RECORDS SUPPLIED
+++++

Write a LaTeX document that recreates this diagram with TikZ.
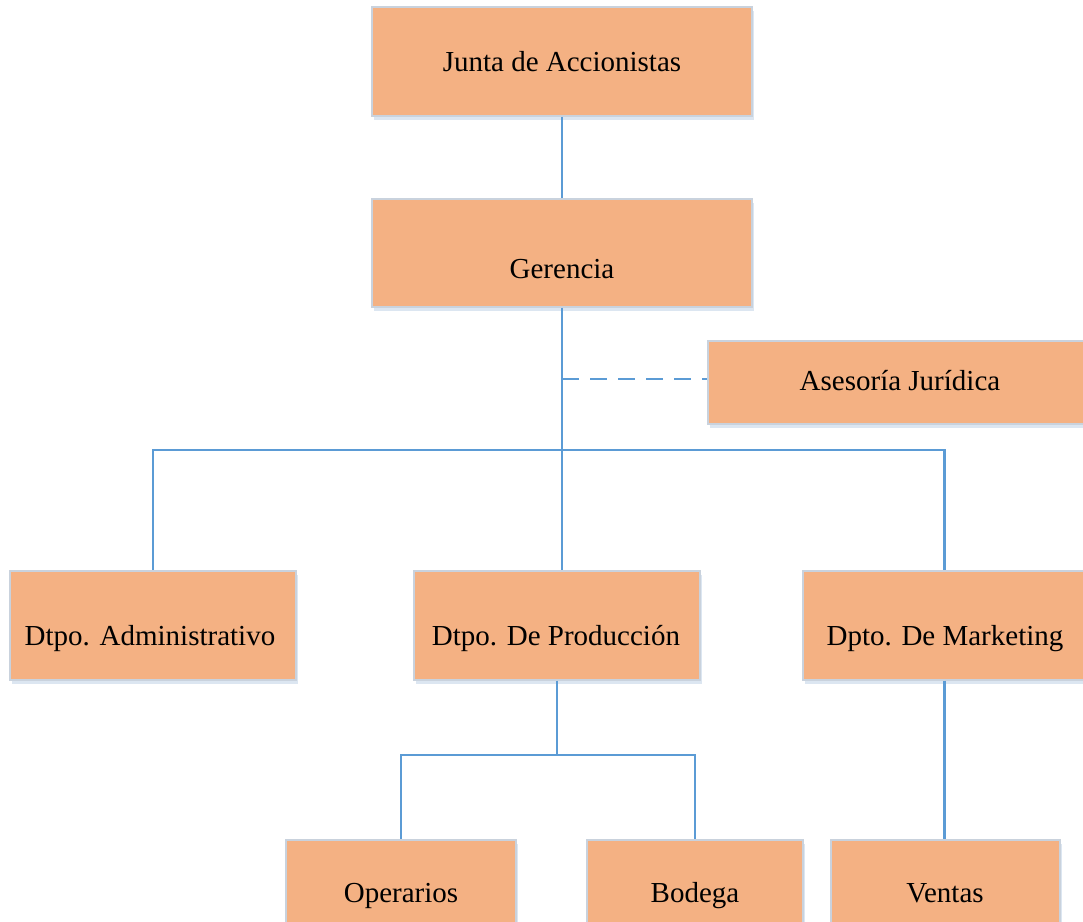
\documentclass[tikz,border=0pt]{standalone}
\usepackage{fontspec}
\setmainfont{Liberation Serif}
\usetikzlibrary{shadows}
\definecolor{boxfill}{HTML}{F4B183}
\definecolor{boxline}{HTML}{C9D2DD}
\definecolor{linkblue}{HTML}{5B9BD5}
\definecolor{shadowblue}{HTML}{9DB8D8}
\tikzset{
  unitbox/.style={rectangle, fill=boxfill, draw=boxline, line width=0.6pt, inner sep=0pt,
    drop shadow={shadow xshift=1.2pt, shadow yshift=-2pt, fill=shadowblue, opacity=0.35}},
  boxtext/.style={anchor=base, inner sep=0pt, font=\fontsize{14.5pt}{17pt}\selectfont},
  link/.style={draw=linkblue, line width=1.2pt},
  dashedlink/.style={link, dash pattern=on 8.5pt off 5.5pt},
}
\begin{document}
\begin{tikzpicture}[x=0.5pt, y=-0.5pt]
  \clip (0,0) rectangle (1083,922);
  \fill[white] (0,0) rectangle (1083,922);

  % boxes
  \node[unitbox, minimum width=190pt, minimum height=54.5pt] (jun) at (562,61.5) {};
  \node[unitbox, minimum width=190pt, minimum height=54pt]   (ger) at (562,253) {};
  \node[unitbox, minimum width=189pt, minimum height=41.5pt] (ase) at (897,382.5) {};
  \node[unitbox, minimum width=143pt, minimum height=54.5pt] (adm) at (153,625.5) {};
  \node[unitbox, minimum width=143pt, minimum height=54.5pt] (pro) at (557,625.5) {};
  \node[unitbox, minimum width=141.5pt, minimum height=54.5pt] (mkt) at (944.5,625.5) {};
  \node[unitbox, minimum width=115pt, minimum height=50pt]   (ope) at (401,890) {};
  \node[unitbox, minimum width=108pt, minimum height=50pt]   (bod) at (695,890) {};
  \node[unitbox, minimum width=114.5pt, minimum height=50pt] (ven) at (945.5,890) {};

  % labels
  \node[boxtext] (tjun) at (562,71) {Junta de Accionistas};
  \node[boxtext] (tger) at (562,278) {Gerencia};
  \node[boxtext] (tase) at (900,390) {Asesoría Jurídica};
  \node[boxtext] (tadm) at (150,645) {Dtpo. Administrativo};
  \node[boxtext] (tpro) at (556,645) {Dtpo. De Producción};
  \node[boxtext] (tmkt) at (945,645) {Dpto. De Marketing};
  \node[boxtext] (tope) at (401,902) {Operarios};
  \node[boxtext] (tbod) at (695,902) {Bodega};
  \node[boxtext] (tven) at (945,902) {Ventas};

  % junction points
  \coordinate (gj) at (562,450);
  \coordinate (aj) at (562,379);
  \coordinate (pj) at (557,755);

  % connectors
  \path[link] (jun.south) -- (ger.south |- ger.north);
  \path[link] (ger.south) -- (gj);
  \path[link] (gj) -- (gj -| adm.north) -- (adm.north);
  \path[link] (gj) -- (gj -| mkt.north) -- (mkt.north);
  \path[link] (gj) -- (gj |- pro.north);
  \path[dashedlink] (aj) -- (aj -| ase.west);
  \path[link] (pro.south) -- (pj);
  \path[link] (pj) -| (ope.north);
  \path[link] (pj) -| (bod.north);
  \path[link] (mkt.south) -- (mkt.south |- ven.north);
\end{tikzpicture}
\end{document}
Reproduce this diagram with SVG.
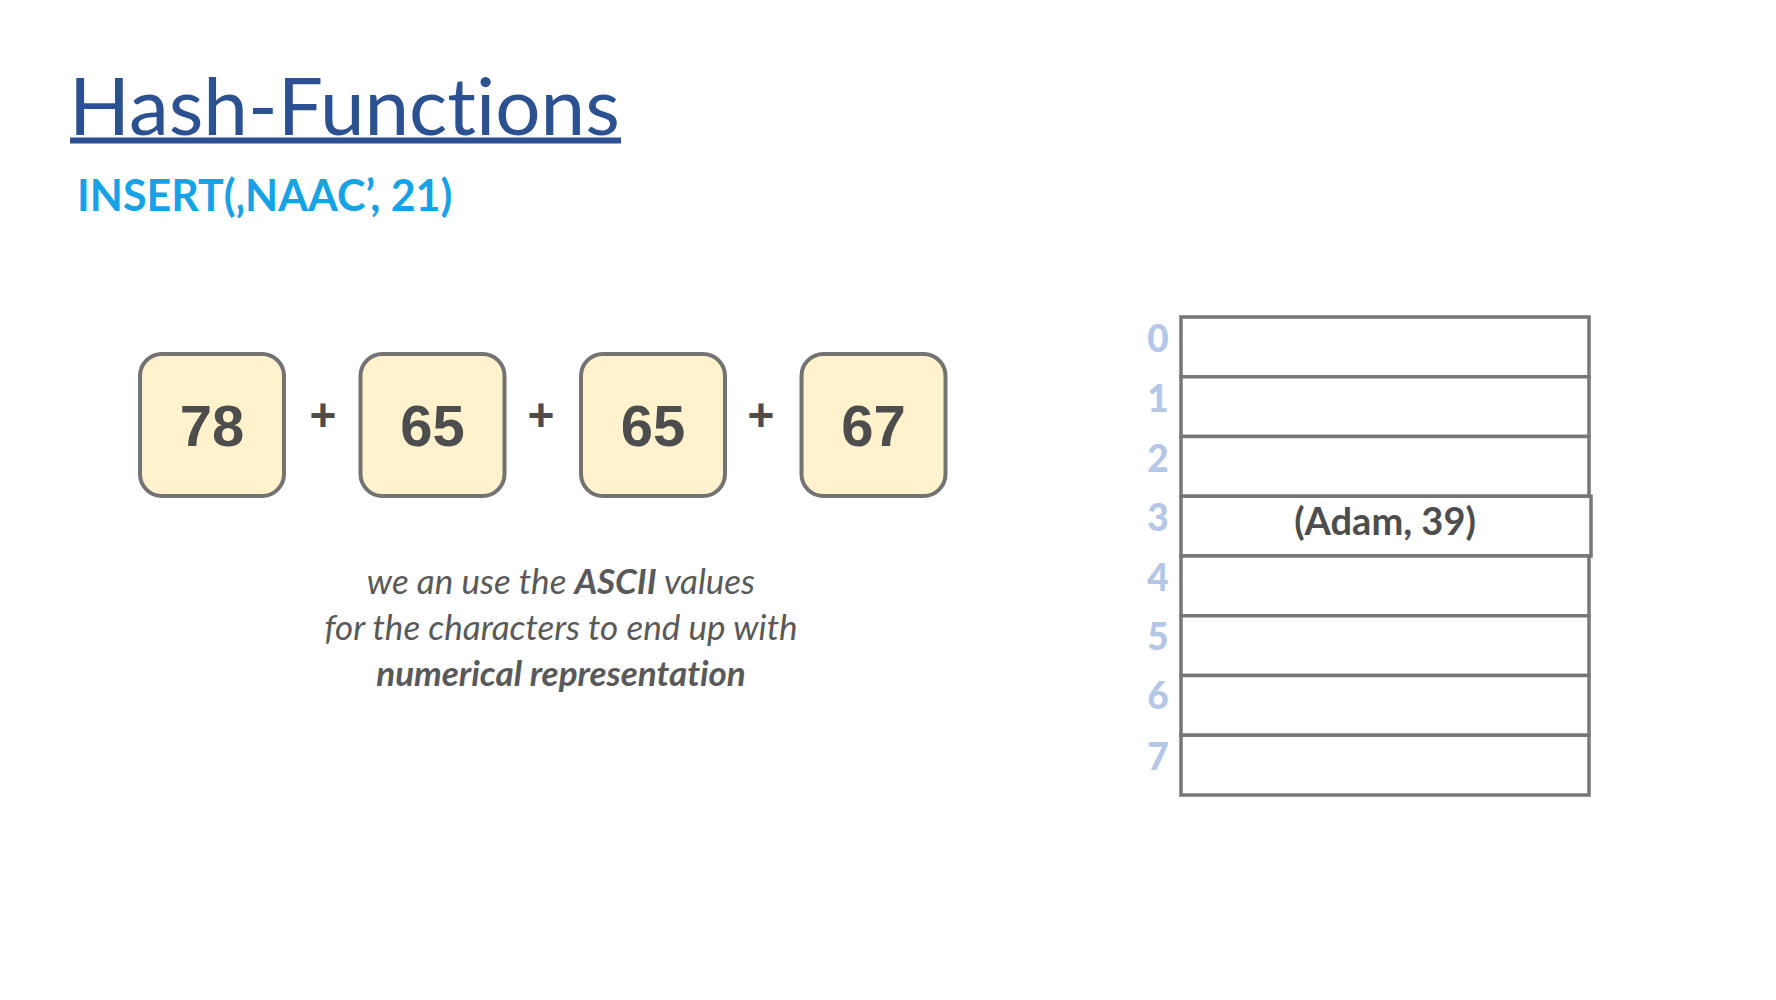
<svg xmlns="http://www.w3.org/2000/svg" width="1776" height="1000" viewBox="0 0 1776 1000">
<style>
text{font-variant-ligatures:none;font-feature-settings:"liga" 0}
.title{font-family:Lato,"Liberation Sans",sans-serif;font-size:80px;fill:#2b5191}
.sub{font-family:Lato,"Liberation Sans",sans-serif;font-weight:bold;font-size:43px;fill:#18a2e6}
.box{fill:#fff2cc;stroke:#737373;stroke-width:4}
.num{font-family:"Liberation Sans",Arial,sans-serif;font-weight:bold;font-size:58px;fill:#4d4d4d;text-anchor:middle}
.plus{font-family:"Liberation Sans",Arial,sans-serif;font-weight:bold;font-size:46px;fill:#4d4d4d;text-anchor:middle}
.desc{font-family:Lato,"Liberation Sans",sans-serif;font-style:italic;font-size:35px;fill:#595959;text-anchor:middle}
.b{font-weight:bold}
.row{fill:#ffffff;stroke:#777777;stroke-width:3.5}
.idx{font-family:Lato,"Liberation Sans",sans-serif;font-weight:900;font-size:37px;fill:#b4c7e7;text-anchor:middle}
.cell{font-family:Lato,"Liberation Sans",sans-serif;font-weight:bold;font-size:38px;fill:#4d4d4d;text-anchor:middle}
</style>
<rect width="1776" height="1000" fill="#ffffff"/>
<g id="title">
<text class="title" x="69" y="135">Hash-Functions</text>
<rect x="70" y="137.5" width="551" height="6" fill="#2b5191"/>
</g>
<g id="subtitle">
<text class="sub" x="77" y="211">INSERT(‚NAAC’, 21)</text>
</g>
<g id="box78"><rect class="box" x="140" y="354" width="144" height="142" rx="22"/><text class="num" x="212" y="446">78</text></g>
<g id="box65a"><rect class="box" x="360.5" y="354" width="144" height="142" rx="22"/><text class="num" x="432.5" y="446">65</text></g>
<g id="box65b"><rect class="box" x="581" y="354" width="144" height="142" rx="22"/><text class="num" x="653" y="446">65</text></g>
<g id="box67"><rect class="box" x="801.5" y="354" width="144" height="142" rx="22"/><text class="num" x="873.5" y="446">67</text></g>
<g id="connectors">
<text class="plus" x="323" y="431">+</text>
<text class="plus" x="541" y="431">+</text>
<text class="plus" x="761" y="431">+</text>
</g>
<g id="description">
<text class="desc" x="561" y="594">we an use the <tspan class="b">ASCII</tspan> values</text>
<text class="desc" x="561" y="640">for the characters to end up with</text>
<text class="desc b" x="561" y="686">numerical representation</text>
</g>
<g id="table">
<rect class="row" x="1181" y="317" width="408" height="59.75"/>
<rect class="row" x="1181" y="376.75" width="408" height="59.75"/>
<rect class="row" x="1181" y="436.5" width="408" height="59.75"/>
<rect class="row" x="1181" y="496.25" width="410" height="59.75"/>
<rect class="row" x="1181" y="556" width="408" height="59.75"/>
<rect class="row" x="1181" y="615.75" width="408" height="59.75"/>
<rect class="row" x="1181" y="675.5" width="408" height="59.75"/>
<rect class="row" x="1181" y="735.25" width="408" height="59.75"/>
<text class="cell" x="1385" y="535">(Adam, 39)</text>
</g>
<g id="indices">
<text class="idx" x="1158" y="352">0</text>
<text class="idx" x="1158" y="412">1</text>
<text class="idx" x="1158" y="472">2</text>
<text class="idx" x="1158" y="531">3</text>
<text class="idx" x="1158" y="591">4</text>
<text class="idx" x="1158" y="650">5</text>
<text class="idx" x="1158" y="709">6</text>
<text class="idx" x="1158" y="770">7</text>
</g>
</svg>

+++++

WHAT IS NEEDED
Reproduce the records, all of them, word for word; omit the pictures.

SOLUTION TO THIS TASK
Write a LaTeX document that recreates this diagram with TikZ.
\documentclass[tikz,border=0pt]{standalone}
\usepackage{fontspec}
\setmainfont{Liberation Serif}
\usetikzlibrary{shadows}
\definecolor{boxfill}{HTML}{F4B183}
\definecolor{boxline}{HTML}{C9D2DD}
\definecolor{linkblue}{HTML}{5B9BD5}
\definecolor{shadowblue}{HTML}{9DB8D8}
\tikzset{
  unitbox/.style={rectangle, fill=boxfill, draw=boxline, line width=0.6pt, inner sep=0pt,
    drop shadow={shadow xshift=1.2pt, shadow yshift=-2pt, fill=shadowblue, opacity=0.35}},
  boxtext/.style={anchor=base, inner sep=0pt, font=\fontsize{14.5pt}{17pt}\selectfont},
  link/.style={draw=linkblue, line width=1.2pt},
  dashedlink/.style={link, dash pattern=on 8.5pt off 5.5pt},
}
\begin{document}
\begin{tikzpicture}[x=0.5pt, y=-0.5pt]
  \clip (0,0) rectangle (1083,922);
  \fill[white] (0,0) rectangle (1083,922);

  % boxes
  \node[unitbox, minimum width=190pt, minimum height=54.5pt] (jun) at (562,61.5) {};
  \node[unitbox, minimum width=190pt, minimum height=54pt]   (ger) at (562,253) {};
  \node[unitbox, minimum width=189pt, minimum height=41.5pt] (ase) at (897,382.5) {};
  \node[unitbox, minimum width=143pt, minimum height=54.5pt] (adm) at (153,625.5) {};
  \node[unitbox, minimum width=143pt, minimum height=54.5pt] (pro) at (557,625.5) {};
  \node[unitbox, minimum width=141.5pt, minimum height=54.5pt] (mkt) at (944.5,625.5) {};
  \node[unitbox, minimum width=115pt, minimum height=50pt]   (ope) at (401,890) {};
  \node[unitbox, minimum width=108pt, minimum height=50pt]   (bod) at (695,890) {};
  \node[unitbox, minimum width=114.5pt, minimum height=50pt] (ven) at (945.5,890) {};

  % labels
  \node[boxtext] (tjun) at (562,71) {Junta de Accionistas};
  \node[boxtext] (tger) at (562,278) {Gerencia};
  \node[boxtext] (tase) at (900,390) {Asesoría Jurídica};
  \node[boxtext] (tadm) at (150,645) {Dtpo. Administrativo};
  \node[boxtext] (tpro) at (556,645) {Dtpo. De Producción};
  \node[boxtext] (tmkt) at (945,645) {Dpto. De Marketing};
  \node[boxtext] (tope) at (401,902) {Operarios};
  \node[boxtext] (tbod) at (695,902) {Bodega};
  \node[boxtext] (tven) at (945,902) {Ventas};

  % junction points
  \coordinate (gj) at (562,450);
  \coordinate (aj) at (562,379);
  \coordinate (pj) at (557,755);

  % connectors
  \path[link] (jun.south) -- (ger.south |- ger.north);
  \path[link] (ger.south) -- (gj);
  \path[link] (gj) -- (gj -| adm.north) -- (adm.north);
  \path[link] (gj) -- (gj -| mkt.north) -- (mkt.north);
  \path[link] (gj) -- (gj |- pro.north);
  \path[dashedlink] (aj) -- (aj -| ase.west);
  \path[link] (pro.south) -- (pj);
  \path[link] (pj) -| (ope.north);
  \path[link] (pj) -| (bod.north);
  \path[link] (mkt.south) -- (mkt.south |- ven.north);
\end{tikzpicture}
\end{document}
Reproduce this diagram with SVG.
<svg xmlns="http://www.w3.org/2000/svg" width="1776" height="1000" viewBox="0 0 1776 1000">
<style>
text{font-variant-ligatures:none;font-feature-settings:"liga" 0}
.title{font-family:Lato,"Liberation Sans",sans-serif;font-size:80px;fill:#2b5191}
.sub{font-family:Lato,"Liberation Sans",sans-serif;font-weight:bold;font-size:43px;fill:#18a2e6}
.box{fill:#fff2cc;stroke:#737373;stroke-width:4}
.num{font-family:"Liberation Sans",Arial,sans-serif;font-weight:bold;font-size:58px;fill:#4d4d4d;text-anchor:middle}
.plus{font-family:"Liberation Sans",Arial,sans-serif;font-weight:bold;font-size:46px;fill:#4d4d4d;text-anchor:middle}
.desc{font-family:Lato,"Liberation Sans",sans-serif;font-style:italic;font-size:35px;fill:#595959;text-anchor:middle}
.b{font-weight:bold}
.row{fill:#ffffff;stroke:#777777;stroke-width:3.5}
.idx{font-family:Lato,"Liberation Sans",sans-serif;font-weight:900;font-size:37px;fill:#b4c7e7;text-anchor:middle}
.cell{font-family:Lato,"Liberation Sans",sans-serif;font-weight:bold;font-size:38px;fill:#4d4d4d;text-anchor:middle}
</style>
<rect width="1776" height="1000" fill="#ffffff"/>
<g id="title">
<text class="title" x="69" y="135">Hash-Functions</text>
<rect x="70" y="137.5" width="551" height="6" fill="#2b5191"/>
</g>
<g id="subtitle">
<text class="sub" x="77" y="211">INSERT(‚NAAC’, 21)</text>
</g>
<g id="box78"><rect class="box" x="140" y="354" width="144" height="142" rx="22"/><text class="num" x="212" y="446">78</text></g>
<g id="box65a"><rect class="box" x="360.5" y="354" width="144" height="142" rx="22"/><text class="num" x="432.5" y="446">65</text></g>
<g id="box65b"><rect class="box" x="581" y="354" width="144" height="142" rx="22"/><text class="num" x="653" y="446">65</text></g>
<g id="box67"><rect class="box" x="801.5" y="354" width="144" height="142" rx="22"/><text class="num" x="873.5" y="446">67</text></g>
<g id="connectors">
<text class="plus" x="323" y="431">+</text>
<text class="plus" x="541" y="431">+</text>
<text class="plus" x="761" y="431">+</text>
</g>
<g id="description">
<text class="desc" x="561" y="594">we an use the <tspan class="b">ASCII</tspan> values</text>
<text class="desc" x="561" y="640">for the characters to end up with</text>
<text class="desc b" x="561" y="686">numerical representation</text>
</g>
<g id="table">
<rect class="row" x="1181" y="317" width="408" height="59.75"/>
<rect class="row" x="1181" y="376.75" width="408" height="59.75"/>
<rect class="row" x="1181" y="436.5" width="408" height="59.75"/>
<rect class="row" x="1181" y="496.25" width="410" height="59.75"/>
<rect class="row" x="1181" y="556" width="408" height="59.75"/>
<rect class="row" x="1181" y="615.75" width="408" height="59.75"/>
<rect class="row" x="1181" y="675.5" width="408" height="59.75"/>
<rect class="row" x="1181" y="735.25" width="408" height="59.75"/>
<text class="cell" x="1385" y="535">(Adam, 39)</text>
</g>
<g id="indices">
<text class="idx" x="1158" y="352">0</text>
<text class="idx" x="1158" y="412">1</text>
<text class="idx" x="1158" y="472">2</text>
<text class="idx" x="1158" y="531">3</text>
<text class="idx" x="1158" y="591">4</text>
<text class="idx" x="1158" y="650">5</text>
<text class="idx" x="1158" y="709">6</text>
<text class="idx" x="1158" y="770">7</text>
</g>
</svg>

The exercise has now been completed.